On Oct 15, 1:13 pm, Jan Sundström <sundstro... at gmail.com> wrote:
> How do I get curses to work in Python 3.2 on win-64?
>
> I'm new to Python and when exploring Python in console I want to use
> some
> simple functions for console programming that don't emulate a
> typewriter
> terminal but rather a text screen terminal. I want to be able to clear
> the screen, position the cursor
> and do unbuffered reading from the keyboard. Also setting different
> colors for the text and background.
>
> That could in Windows be accomplished by the handy WConio (http://
> newcenturycomputers.net/projects/wconio.html)

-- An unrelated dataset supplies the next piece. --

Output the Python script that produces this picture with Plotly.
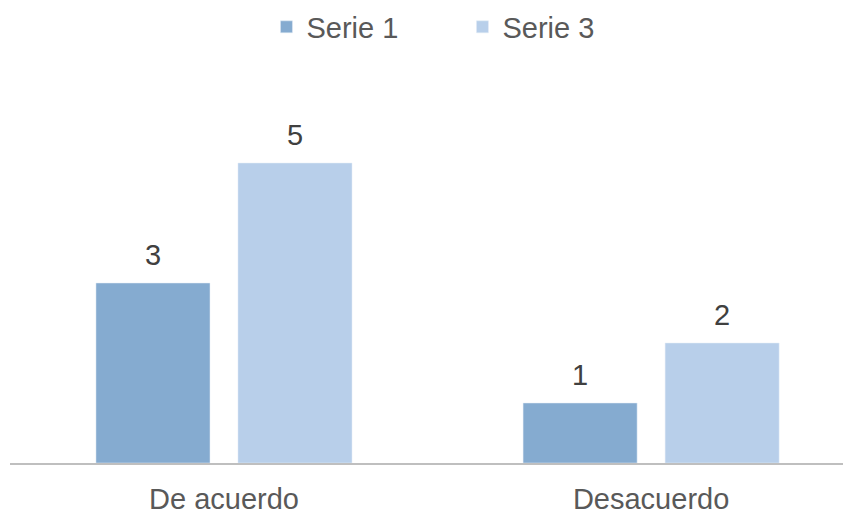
import plotly.graph_objects as go

categories = ["De acuerdo", "Desacuerdo"]
serie1 = [3, 1]
serie3 = [5, 2]

color1 = "#85abd0"
color3 = "#b8cfea"
text_color = "#595959"

fig = go.Figure()
fig.add_trace(go.Bar(x=categories, y=serie1, name="Serie 1", marker=dict(color=color1)))
fig.add_trace(go.Bar(x=categories, y=serie3, name="Serie 3", marker=dict(color=color3)))

# data labels above bars
for vals, shift in [(serie1, -71), (serie3, 71)]:
    for c, v in zip(categories, vals):
        fig.add_annotation(
            x=c, y=v, text=str(v), showarrow=False,
            xshift=shift, yshift=10, yanchor="bottom",
            font=dict(size=29, color="#404040", family="Liberation Sans, Arial"),
        )

# page body adds an 8px offset, so the figure is 8px smaller than the window
fig.update_layout(
    width=843,
    height=505,
    margin=dict(l=2, r=0, t=65, b=50, autoexpand=False),
    plot_bgcolor="white",
    paper_bgcolor="white",
    barmode="group",
    bargap=0.335,
    bargroupgap=0.197,
    font=dict(family="Liberation Sans, Arial", size=29, color=text_color),
    legend=dict(
        orientation="h",
        x=0.538,
        y=1.118,
        xanchor="center",
        yanchor="middle",
        font=dict(size=29, color=text_color),
        entrywidth=151,
    ),
    xaxis=dict(
        range=[-0.501, 1.468],
        showline=True,
        linecolor="#bfbfbf",
        linewidth=2,
        ticks="",
        showgrid=False,
        automargin=False,
        ticklabelstandoff=9,
    ),
    yaxis=dict(range=[0, 6.5], visible=False),
)

fig.write_html("out.html")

> which contains just about everything that is needed for a console
> application to become useful.
>
> However I want to accomplish it in Python 3.2 because I lack the
> experience to build it myself. Now an alternative would
> be to use some flavor of curses. Although having a plethora of
> unnecessary functions it has the advantage of
> existing for different platforms.
>
> I'm currently running Python 3.2.2 on win-64
> When Python is installed there is a Python32/Lib/curses library. As I
> understand it this is only a some sort of
> wrapper for a curses module to be downloaded and installed later??
>
> So I downloaded and installed a curses module I that found and which
> seemed appropriate:
>
> curses-2.2.win-amd64-py3.2.exe
>
> from
>
> http://www.lfd.uci.edu/~gohlke/pythonlibs/
>
> It installed some stuff directly in Python32/lib/sitepackages.
>
> Now when I try in a program to do things like:
>
> import curses
> stdscr = curses.initscr
>
> Python complains it can't find curses. However if I do
>
> import _curses
> stdscr = _curses.initscr
>
> etc., everything works fine. I shouldn't have to write the underscores
> though??
> How can I fix that?
> Should I try to find some other version of curses?
>
> It seems I haven't yet grasped how to install a Python module?
>
> /John

`import curses` should work. What exactly is the error message? Does
`import curses` work outside your program/program directory?

The curses package is part of the standard library and usually
installed in Python32\Lib\curses. On Windows the  _curses.pyd files is
missing in the standard distribution. curses-2.2.win-amd64-py3.2.exe
installs the missing _curses.pyd file into Lib/site-packages.